On Monday 29th January, Cliftonville played Glenavon in a game that was broadcast on Sky Sports, having been postponed on it’s original date of Saturday 9th December 2017.
It is worth noting that Cliftonville v Glenavon on Saturday 9th December was not to have been broadcast on Sky Sports.
Sky Sports schedule their Irish League games on either International Weeks, Midweek Premier League Fixture Lists, European Weeks or FA Cup Weekends as their have no games to show, or don’t have the rights to broadcast games.
We are now in peak season in terms of knockout European football. There are plenty of midweeks in the next month where Cliftonville v Glenavon could have been scheduled for broadcast.
Why was a competition that is timebound for late March (So that 33 games can be played before the split) given priority over a competition that is timebound to be completed for mid February?
Why was Ballymena United v Cliftonville not scheduled for week commencing 29th January 2018 just as Dungannon Swifts v Crusaders was?
The knock on effect was that Linfield fans didn’t know if their team would be playing until 5pm last Saturday.
It wasn’t just any normal game. It is a game where we have to buy tickets and be bussed in. This all had to be arranged in a week.
Linfield fans were expected to purchase tickets during the working week. Thankfully, the club was open late on Tuesday evening for supporters. I was able to take advantage of this but others might not be able to.
The club deserves credit for making this option available to fans.
Linfield fans have all sorts of lifestyles and arrangements and should be given more than one week’s notice as to wether a match is on or off, and what day of the week it is taking place on, so that they can make arrangements to go to the game if they wish, and if they have anything that needs arranged in order for them to do so.
Ballymena United v Cliftonville being postponed three times was unlucky, but the point stands that three spare midweeks were not used to schedule this game into. Linfield fans have been inconvenience by utter incompetence by fixture schedulers.
As a result of Ballymena United v Cliftonville being played last Saturday, Cliftonville’s League game against Warrenpoint Town was postponed to Tuesday, and Cliftonville and Warrenpoint’s Friday games were put back to Saturday, presumably, to allow for more recovery time.
If I was Glentoran and Ards, i’d be asking questions as to why they were expected to play Tuesday and Friday, but other clubs were allowed to play Tuesday and Friday.
Upon heading home from this game, I watched the NIFL Cup Final between Ballymena United and Dungannon Swifts on Sky Sports. Well, flicking between that and the United match on BT Sport.

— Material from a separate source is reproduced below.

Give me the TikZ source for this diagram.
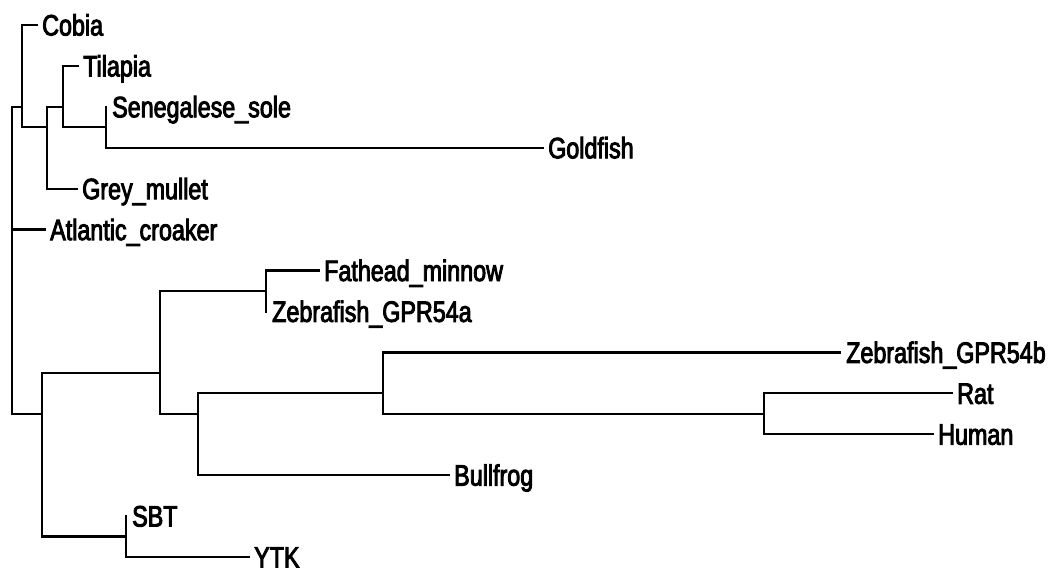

I was tempted to go to the NIFL Cup Final as a neutral but I was never going to make it from Solitude in time.
I’ve already said in a previous blog that Windsor Park was a poor choice for the Final due to it being too big. It was a lazy choice because they were backed into a corner because they had to choose a venue without knowing who the finalists are.
It was even more hilarious that the link for tickets was being advertised on my Social Media feeds, despite the fact that my own team was playing earlier that day.
Now it has been established (Well, it was established in 2012 when two League games were played at the same time as the Final) that League games can be played on the same day as the League Cup Final, hopefully, this will put an end to Friday night games on this weekend in future years.
Regular readers will know that I go to Edinburgh every August for the Festival, but I also like to take in a match while i’m there.
Last August, I went to see Edinburgh City.
They currently groundshare with Spartans due to the redevelopment of Meadowbank Stadium, which now won’t meet SPFL criteria. I’ll be monitoring this one. Hopefully, it all gets resolved.
Up next for Linfield is a trip to Ards followed by a home double header against Glenavon and then Cliftonville in the Irish Cup.
So that’s the short-term goal for Linfield. Win the next three games and we’ll be (at worst) level with Glenavon and into the Semi-Finals of the Irish Cup.
Linfield’s season began to go awry after the visit to Solitude in September. Hopefully, it will get on course for a strong finish after the visit in February.